I think I should credit Noah Smith for the phrase "scope conditions" I use in my book. My use of the phrase has been a bit of a tongue-in-cheek jibe ever since Noah ascribed a phrase I had never used to physicists:
I have not seen economists spend much time thinking about domains of applicability (what physicists usually call "scope conditions"). But it's an important topic to think about.
A discussion of scope conditions referencing two of Noah's posts is here.
Being a much more widely read blogger with a much bigger platform at Bloomberg View, he has since made "scope conditions" or "theory scope" more ubiquitous than the more technical physics terms "limit", "scale", or "region of validity".
But I've been attempting to get economists to see and understand this idea for awhile now. The earliest documented evidence is from a comment on Scott Sumner's blog from 2011 (using the physics term "limit"):
My opinion here, but I think finding a theory that reduces to both a monetarist theory and a Keynesian theory in various limits or under specific constraints may be a key to understanding macroeconomics and more focus should be in that direction (unless it has already been done! I haven’t been able to find anything). Both theories appear to save the phenomena in particular regimes so the “correct” macroeconomic theory should reduce to each in particular limits.
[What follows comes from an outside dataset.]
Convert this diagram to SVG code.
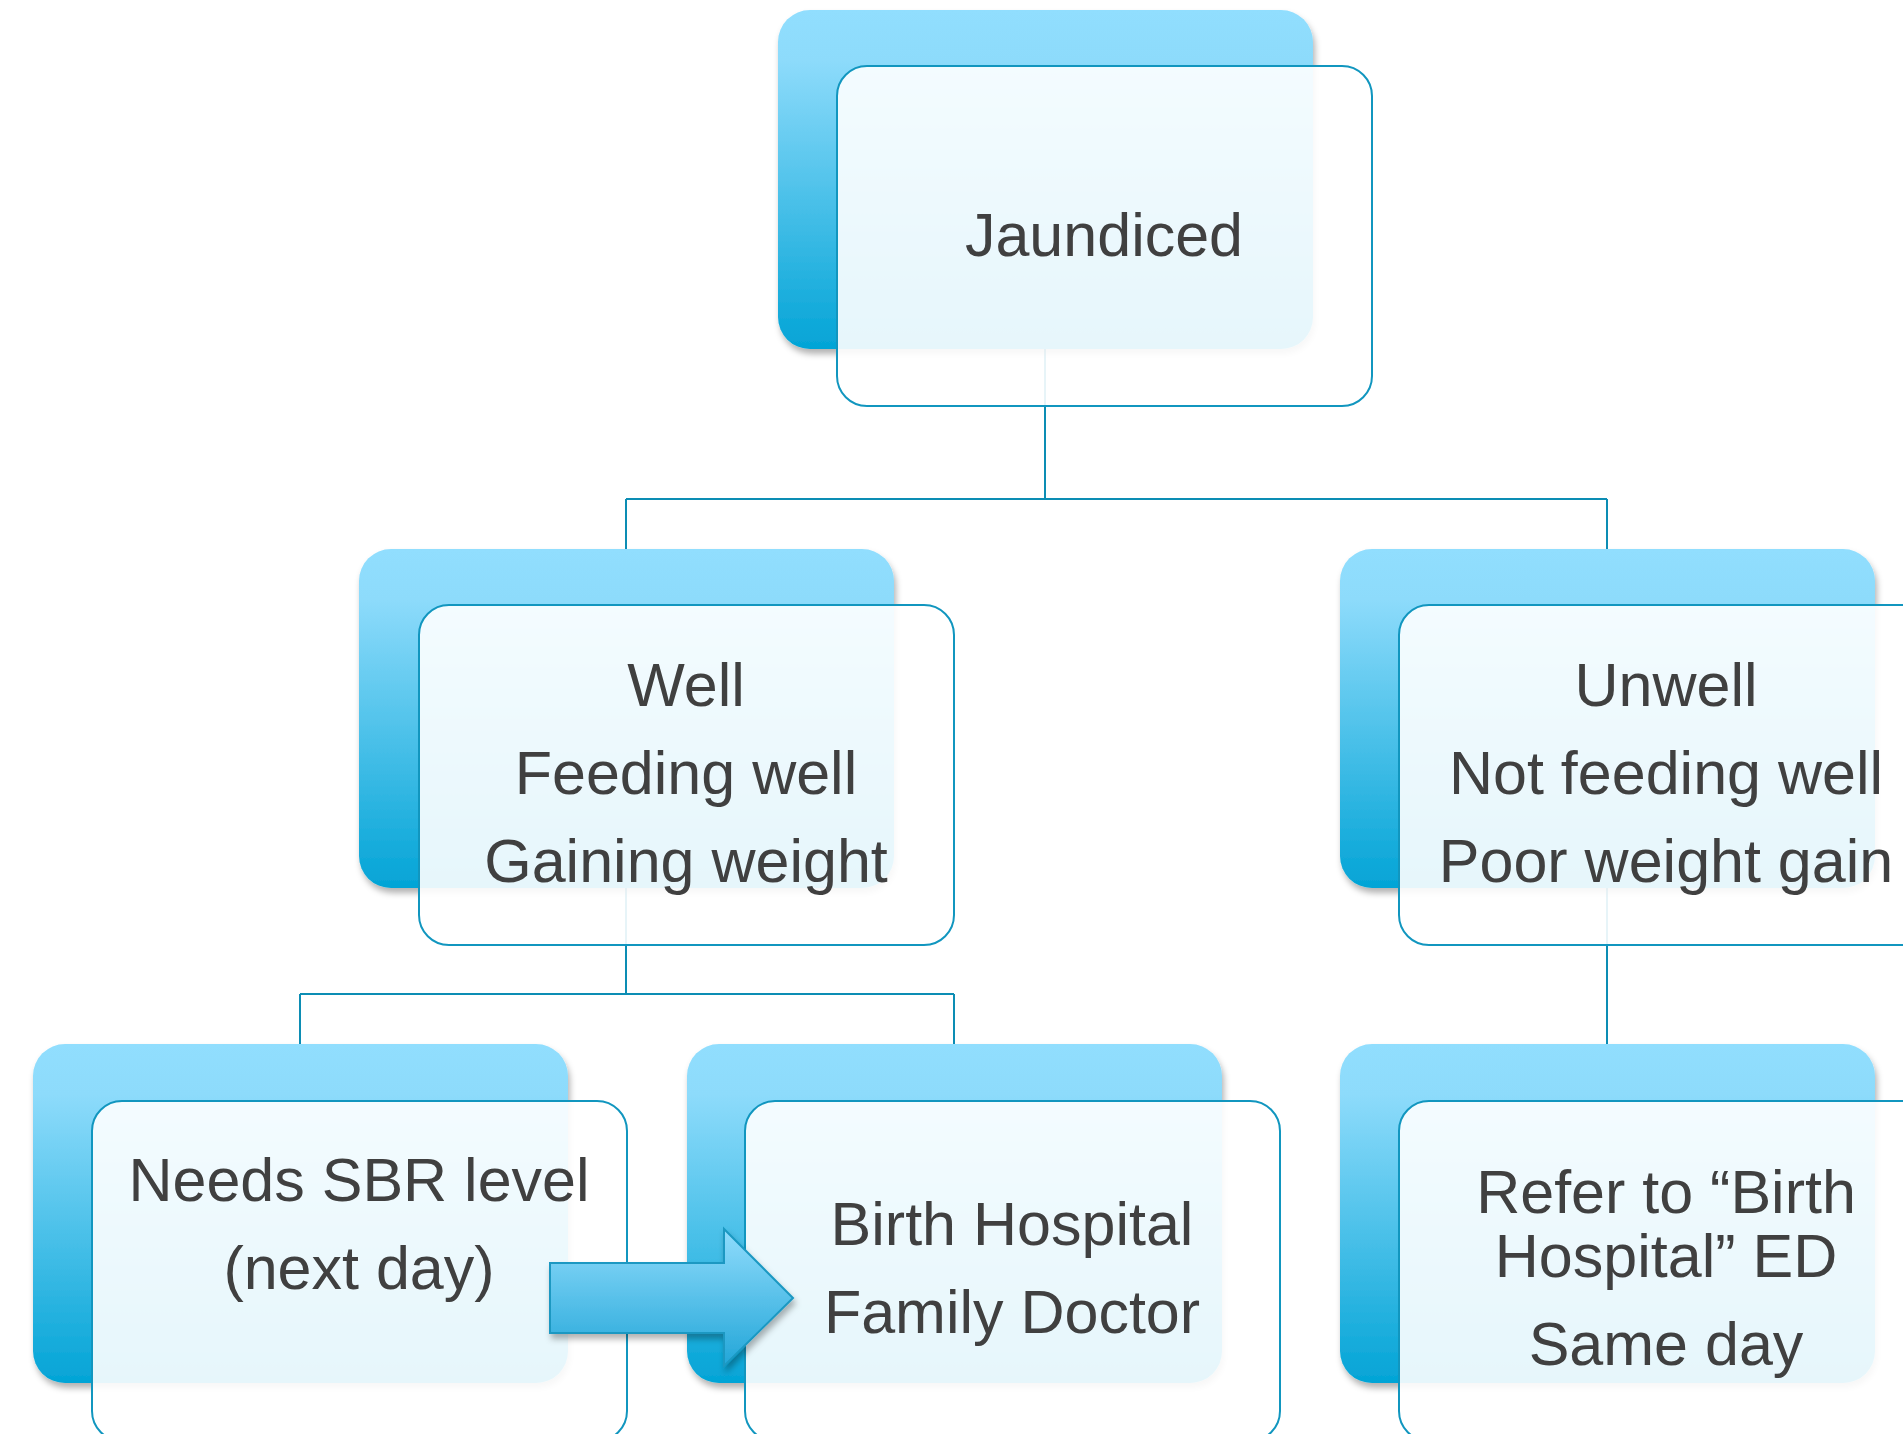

Not that I have any issue with "scope conditions" — it's a really good phrase for this concept. It's just that I'd never used the phrase as a physicist. I do have a personal story about the concept however.
During my thesis defense (aka the final exam at UW, where you present the research in your thesis to your committee and then spend an hour or longer responding to the toughest questions about it your committee can think of), I was asked where the model of quark physics I was using was valid (its region of validity). Normally this would be an easy question because the particular assumptions usually yield direct "scope conditions". You assume the speed of light is large and so the model is valid for velocities small compared to the speed of light: v << c.
However, my model lacked a specific property of the underlying theory (you could call it the "microfoundations") quantum chromodynamics (QCD) called confinement — you never see an individual quark, they always come in "colorless" combinations of three red-green-blue or two red-antired.
The problem is that confinement has not been proven analytically from QCD yet, only shown via some experimental and computational methods. So it is much more difficult to translate an assumption that confinement doesn't matter into a specific scope condition. So you can probably guess I struggled with the question in my thesis defense.
I've thought about that question off and on over the past 12 years (almost to the day in August of 2005). My best answer now is that the scope is the same scope as the deep inelastic scattering model: Q² >> 1 GeV² (probing the nucleus at less than 1 fm length scale). Asymptotic freedom (confinement disappears at high energy) of QCD means that confinement doesn't have an effect at high energy except for the input scale for DGLAP evolution (the equations used to change the energy scale of quark and gluon distributions). However, until confinement is understood analytically, this particular scope condition is going to be more hand waving than science.
So in the end I completely agree with Noah: scope conditions are important to think about.